TASK REQUIREMENTS: Everything from the first line down to the line containing "const valuesIncome = [9, 13, 25];" is to be retyped exactly, both ends included, with pictures left out.

* Begin DATASET SECTION *

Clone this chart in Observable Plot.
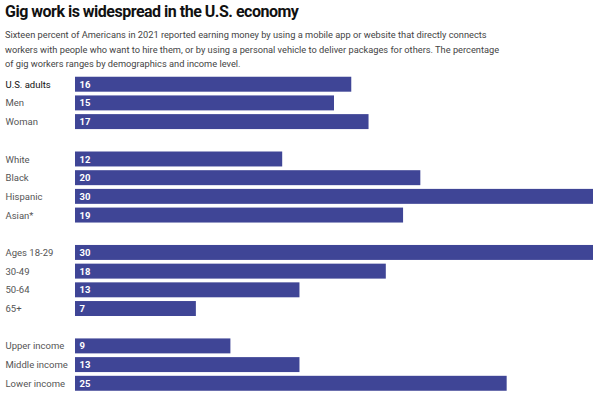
<!DOCTYPE html>
<html>
<head>
<meta charset="utf-8">
<script src="https://cdn.jsdelivr.net/npm/d3@7"></script>
<script src="https://cdn.jsdelivr.net/npm/@observablehq/plot@0.6"></script>
<style>
  html, body { margin: 0; padding: 0; background: #fff; }
  body { width: 600px; height: 398px; overflow: hidden; font-family: Roboto, sans-serif; }
  #head { height: 73px; box-sizing: border-box; padding-left: 5px; }
  #title { font-size: 16px; font-weight: 700; color: #111; letter-spacing: -0.5px; line-height: 24px; height: 28px; }
  #sub { font-size: 9.25px; color: #444; line-height: 14.5px; }
  #chart svg { display: block; }
</style>
</head>
<body>
<div id="head">
  <div id="title">Gig work is widespread in the U.S. economy</div>
  <div id="sub">Sixteen percent of Americans in 2021 reported earning money by using a mobile app or website that directly connects<br>workers with people who want to hire them, or by using a personal vehicle to deliver packages for others. The percentage<br>of gig workers ranges by demographics and income level.</div>
</div>
<div id="chart"></div>
<script>
const groupAll = ["U.S. adults", "Men", "Woman"];
const groupRace = ["White", "Black", "Hispanic", "Asian*"];
const groupAge = ["Ages 18-29", "30-49", "50-64", "65+"];
const groupIncome = ["Upper income", "Middle income", "Lower income"];

const valuesAll = [16, 15, 17];
const valuesRace = [12, 20, 30, 19];
const valuesAge = [30, 18, 13, 7];
const valuesIncome = [9, 13, 25];

const groups = [
  [groupAll, valuesAll],
  [groupRace, valuesRace],
  [groupAge, valuesAge],
  [groupIncome, valuesIncome]
];

const data = [];
const domain = [];
groups.forEach(([labels, values], gi) => {
  if (gi > 0) domain.push("gap" + gi);
  labels.forEach((l, i) => {
    domain.push(l);
    data.push({label: l, value: values[i], bold: gi === 0 && i === 0});
  });
});

const chart = Plot.plot({
  width: 600,
  height: 325,
  marginLeft: 75,
  marginRight: 7,
  marginTop: 0,
  marginBottom: 3.5,
  style: {fontFamily: "Roboto, sans-serif", background: "#fff"},
  x: {domain: [0, 30], axis: null},
  y: {domain, axis: null, padding: 0.2, round: false},
  marks: [
    Plot.barX(data, {x: "value", y: "label", fill: "#3f4596"}),
    Plot.text(data, {
      y: "label", text: "label", frameAnchor: "left", dx: -70, textAnchor: "start",
      fontSize: 9.5,
      fill: d => d.bold ? "#111" : "#555",
      fontWeight: d => d.bold ? 700 : 400
    }),
    Plot.text(data, {
      x: 0, y: "label", text: d => String(d.value), dx: 4, textAnchor: "start",
      fill: "#fff", fontWeight: 700, fontSize: 9.5
    })
  ]
});
document.getElementById("chart").appendChild(chart);
</script>
</body>
</html>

* End DATASET SECTION *

IN RESPONSE:
Clone this chart in Observable Plot.
<!DOCTYPE html>
<html>
<head>
<meta charset="utf-8">
<script src="https://cdn.jsdelivr.net/npm/d3@7"></script>
<script src="https://cdn.jsdelivr.net/npm/@observablehq/plot@0.6"></script>
<style>
  html, body { margin: 0; padding: 0; background: #fff; }
  body { width: 600px; height: 398px; overflow: hidden; font-family: Roboto, sans-serif; }
  #head { height: 73px; box-sizing: border-box; padding-left: 5px; }
  #title { font-size: 16px; font-weight: 700; color: #111; letter-spacing: -0.5px; line-height: 24px; height: 28px; }
  #sub { font-size: 9.25px; color: #444; line-height: 14.5px; }
  #chart svg { display: block; }
</style>
</head>
<body>
<div id="head">
  <div id="title">Gig work is widespread in the U.S. economy</div>
  <div id="sub">Sixteen percent of Americans in 2021 reported earning money by using a mobile app or website that directly connects<br>workers with people who want to hire them, or by using a personal vehicle to deliver packages for others. The percentage<br>of gig workers ranges by demographics and income level.</div>
</div>
<div id="chart"></div>
<script>
const groupAll = ["U.S. adults", "Men", "Woman"];
const groupRace = ["White", "Black", "Hispanic", "Asian*"];
const groupAge = ["Ages 18-29", "30-49", "50-64", "65+"];
const groupIncome = ["Upper income", "Middle income", "Lower income"];

const valuesAll = [16, 15, 17];
const valuesRace = [12, 20, 30, 19];
const valuesAge = [30, 18, 13, 7];
const valuesIncome = [9, 13, 25];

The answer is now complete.